begin

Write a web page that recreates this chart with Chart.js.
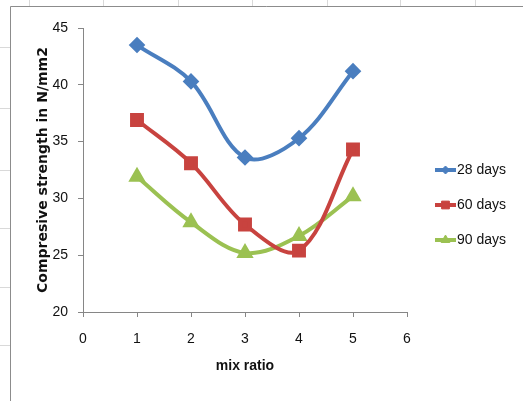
<!DOCTYPE html>
<html lang="en">
<head>
    <meta charset="UTF-8">
    <title>Compressive strength vs mix ratio</title>
    <script src="https://cdn.jsdelivr.net/npm/chart.js"></script>
    <style>
        html, body { margin: 0; padding: 0; background: #fff; }
        #wrap { width: 523px; height: 401px; }
    </style>
</head>
<body>
    <div id="wrap"><canvas id="strengthChart" width="523" height="401"></canvas></div>
    <script>
        // values
        const mixRatio = [1, 2, 3, 4, 5];
        const days28 = [43.5, 40.3, 33.6, 35.3, 41.2];
        const days60 = [36.9, 33.1, 27.7, 25.4, 34.3];
        const days90 = [31.9, 27.9, 25.2, 26.7, 30.2];
        const seriesNames = ['28 days', '60 days', '90 days'];
        const xTicks = [0, 1, 2, 3, 4, 5, 6];
        const yTicks = [20, 25, 30, 35, 40, 45];

        const fontFam = "'Liberation Sans Narrow', 'Liberation Sans', sans-serif";
        const colors = ['#4a7ebf', '#c8433f', '#9bc152'];
        const markers = ['rectRot', 'rect', 'triangle'];
        const markerSize = [5.5, 7, 6];
        const legendMarkerSize = [4, 5.5, 5];

        function toPoints(vals) {
            return mixRatio.map((x, i) => ({ x: x, y: vals[i] }));
        }

        // sheet frame behind the chart
        const framePlugin = {
            id: 'frame',
            beforeDraw(chart) {
                const ctx = chart.ctx;
                ctx.save();
                ctx.fillStyle = '#fff';
                ctx.fillRect(0, 0, chart.width, chart.height);
                ctx.strokeStyle = '#d9d9d9';
                ctx.lineWidth = 1;
                [29, 103, 178, 252, 327, 400, 475].forEach(x => {
                    ctx.beginPath(); ctx.moveTo(x + 0.5, 0); ctx.lineTo(x + 0.5, 6); ctx.stroke();
                });
                [47, 108, 170, 228, 287, 345].forEach(y => {
                    ctx.beginPath(); ctx.moveTo(0, y + 0.5); ctx.lineTo(10, y + 0.5); ctx.stroke();
                });
                ctx.strokeStyle = '#8c8c8c';
                ctx.beginPath();
                ctx.moveTo(chart.width, 6.5);
                ctx.lineTo(10.5, 6.5);
                ctx.lineTo(10.5, chart.height);
                ctx.stroke();
                ctx.restore();
            }
        };

        // excel style legend: line with marker in the middle
        const legendPlugin = {
            id: 'sideLegend',
            afterDraw(chart) {
                const ctx = chart.ctx;
                const rows = [170, 205, 240];
                ctx.save();
                chart.data.datasets.forEach((ds, i) => {
                    const y = rows[i];
                    ctx.strokeStyle = ds.borderColor;
                    ctx.fillStyle = ds.borderColor;
                    ctx.lineWidth = 4;
                    ctx.beginPath();
                    ctx.moveTo(435, y);
                    ctx.lineTo(456, y);
                    ctx.stroke();
                    ctx.lineWidth = 1;
                    Chart.helpers.drawPoint(ctx, {
                        pointStyle: ds.pointStyle,
                        radius: legendMarkerSize[i],
                        rotation: 0,
                        borderWidth: 1
                    }, 445.5, y);
                    ctx.fillStyle = '#111';
                    ctx.font = '14px ' + fontFam;
                    ctx.textBaseline = 'middle';
                    ctx.fillText(ds.label, 457, y);
                });
                ctx.restore();
            }
        };

        const allSeries = [days28, days60, days90];
        const datasets = allSeries.map((vals, i) => ({
            label: seriesNames[i],
            data: toPoints(vals),
            borderColor: colors[i],
            backgroundColor: colors[i],
            borderWidth: 4,
            tension: 0.35,
            pointStyle: markers[i],
            pointRadius: markerSize[i],
            pointHoverRadius: markerSize[i],
            pointBorderColor: colors[i],
            pointBackgroundColor: colors[i]
        }));

        new Chart(document.getElementById('strengthChart'), {
            type: 'line',
            data: { datasets: datasets },
            options: {
                responsive: false,
                animation: false,
                devicePixelRatio: 1,
                layout: { padding: { left: 33, right: 116, top: 28, bottom: 19 } },
                plugins: {
                    legend: { display: false },
                    tooltip: { enabled: false }
                },
                scales: {
                    x: {
                        type: 'linear',
                        min: 0,
                        max: 6,
                        afterBuildTicks: s => { s.ticks = xTicks.map(v => ({ value: v })); },
                        afterFit: s => { s.height = 70; },
                        grid: { drawOnChartArea: false, tickLength: 5, color: '#868686' },
                        border: { color: '#868686' },
                        ticks: { color: '#111', padding: 14, font: { family: fontFam, size: 14 } },
                        title: {
                            display: true,
                            text: 'mix ratio',
                            color: '#111',
                            padding: { top: 0, bottom: 7 },
                            font: { family: fontFam, size: 14, weight: 'bold' }
                        }
                    },
                    y: {
                        min: 20,
                        max: 45,
                        afterBuildTicks: s => { s.ticks = yTicks.map(v => ({ value: v })); },
                        afterFit: s => { s.width = 50; },
                        grid: { drawOnChartArea: false, tickLength: 5, color: '#868686' },
                        border: { color: '#868686' },
                        ticks: { color: '#111', padding: 10, font: { family: fontFam, size: 14 } },
                        title: {
                            display: true,
                            text: 'Compresive strength in N/mm2',
                            color: '#111',
                            padding: { top: 2, bottom: 0 },
                            font: { family: "'DejaVu Sans', sans-serif", size: 14, weight: 'bold' }
                        }
                    }
                }
            },
            plugins: [framePlugin, legendPlugin]
        });
    </script>
</body>
</html>
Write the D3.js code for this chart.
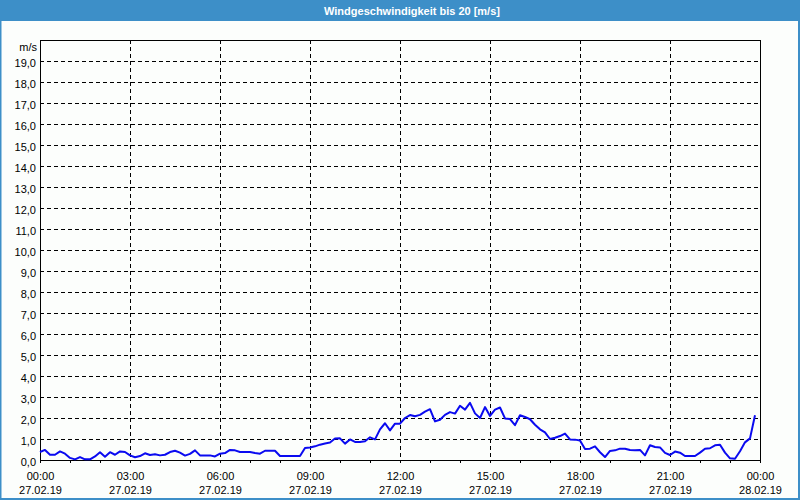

end

— Goal of the exercise —
The entries above should be reproduced exactly, without their pictures.

— Finished task —
Write a web page that recreates this chart with Chart.js.
<!DOCTYPE html>
<html lang="en">
<head>
    <meta charset="UTF-8">
    <title>Compressive strength vs mix ratio</title>
    <script src="https://cdn.jsdelivr.net/npm/chart.js"></script>
    <style>
        html, body { margin: 0; padding: 0; background: #fff; }
        #wrap { width: 523px; height: 401px; }
    </style>
</head>
<body>
    <div id="wrap"><canvas id="strengthChart" width="523" height="401"></canvas></div>
    <script>
        // values
        const mixRatio = [1, 2, 3, 4, 5];
        const days28 = [43.5, 40.3, 33.6, 35.3, 41.2];
        const days60 = [36.9, 33.1, 27.7, 25.4, 34.3];
        const days90 = [31.9, 27.9, 25.2, 26.7, 30.2];
        const seriesNames = ['28 days', '60 days', '90 days'];
        const xTicks = [0, 1, 2, 3, 4, 5, 6];
        const yTicks = [20, 25, 30, 35, 40, 45];

        const fontFam = "'Liberation Sans Narrow', 'Liberation Sans', sans-serif";
        const colors = ['#4a7ebf', '#c8433f', '#9bc152'];
        const markers = ['rectRot', 'rect', 'triangle'];
        const markerSize = [5.5, 7, 6];
        const legendMarkerSize = [4, 5.5, 5];

        function toPoints(vals) {
            return mixRatio.map((x, i) => ({ x: x, y: vals[i] }));
        }

        // sheet frame behind the chart
        const framePlugin = {
            id: 'frame',
            beforeDraw(chart) {
                const ctx = chart.ctx;
                ctx.save();
                ctx.fillStyle = '#fff';
                ctx.fillRect(0, 0, chart.width, chart.height);
                ctx.strokeStyle = '#d9d9d9';
                ctx.lineWidth = 1;
                [29, 103, 178, 252, 327, 400, 475].forEach(x => {
                    ctx.beginPath(); ctx.moveTo(x + 0.5, 0); ctx.lineTo(x + 0.5, 6); ctx.stroke();
                });
                [47, 108, 170, 228, 287, 345].forEach(y => {
                    ctx.beginPath(); ctx.moveTo(0, y + 0.5); ctx.lineTo(10, y + 0.5); ctx.stroke();
                });
                ctx.strokeStyle = '#8c8c8c';
                ctx.beginPath();
                ctx.moveTo(chart.width, 6.5);
                ctx.lineTo(10.5, 6.5);
                ctx.lineTo(10.5, chart.height);
                ctx.stroke();
                ctx.restore();
            }
        };

        // excel style legend: line with marker in the middle
        const legendPlugin = {
            id: 'sideLegend',
            afterDraw(chart) {
                const ctx = chart.ctx;
                const rows = [170, 205, 240];
                ctx.save();
                chart.data.datasets.forEach((ds, i) => {
                    const y = rows[i];
                    ctx.strokeStyle = ds.borderColor;
                    ctx.fillStyle = ds.borderColor;
                    ctx.lineWidth = 4;
                    ctx.beginPath();
                    ctx.moveTo(435, y);
                    ctx.lineTo(456, y);
                    ctx.stroke();
                    ctx.lineWidth = 1;
                    Chart.helpers.drawPoint(ctx, {
                        pointStyle: ds.pointStyle,
                        radius: legendMarkerSize[i],
                        rotation: 0,
                        borderWidth: 1
                    }, 445.5, y);
                    ctx.fillStyle = '#111';
                    ctx.font = '14px ' + fontFam;
                    ctx.textBaseline = 'middle';
                    ctx.fillText(ds.label, 457, y);
                });
                ctx.restore();
            }
        };

        const allSeries = [days28, days60, days90];
        const datasets = allSeries.map((vals, i) => ({
            label: seriesNames[i],
            data: toPoints(vals),
            borderColor: colors[i],
            backgroundColor: colors[i],
            borderWidth: 4,
            tension: 0.35,
            pointStyle: markers[i],
            pointRadius: markerSize[i],
            pointHoverRadius: markerSize[i],
            pointBorderColor: colors[i],
            pointBackgroundColor: colors[i]
        }));

        new Chart(document.getElementById('strengthChart'), {
            type: 'line',
            data: { datasets: datasets },
            options: {
                responsive: false,
                animation: false,
                devicePixelRatio: 1,
                layout: { padding: { left: 33, right: 116, top: 28, bottom: 19 } },
                plugins: {
                    legend: { display: false },
                    tooltip: { enabled: false }
                },
                scales: {
                    x: {
                        type: 'linear',
                        min: 0,
                        max: 6,
                        afterBuildTicks: s => { s.ticks = xTicks.map(v => ({ value: v })); },
                        afterFit: s => { s.height = 70; },
                        grid: { drawOnChartArea: false, tickLength: 5, color: '#868686' },
                        border: { color: '#868686' },
                        ticks: { color: '#111', padding: 14, font: { family: fontFam, size: 14 } },
                        title: {
                            display: true,
                            text: 'mix ratio',
                            color: '#111',
                            padding: { top: 0, bottom: 7 },
                            font: { family: fontFam, size: 14, weight: 'bold' }
                        }
                    },
                    y: {
                        min: 20,
                        max: 45,
                        afterBuildTicks: s => { s.ticks = yTicks.map(v => ({ value: v })); },
                        afterFit: s => { s.width = 50; },
                        grid: { drawOnChartArea: false, tickLength: 5, color: '#868686' },
                        border: { color: '#868686' },
                        ticks: { color: '#111', padding: 10, font: { family: fontFam, size: 14 } },
                        title: {
                            display: true,
                            text: 'Compresive strength in N/mm2',
                            color: '#111',
                            padding: { top: 2, bottom: 0 },
                            font: { family: "'DejaVu Sans', sans-serif", size: 14, weight: 'bold' }
                        }
                    }
                }
            },
            plugins: [framePlugin, legendPlugin]
        });
    </script>
</body>
</html>
Write the D3.js code for this chart.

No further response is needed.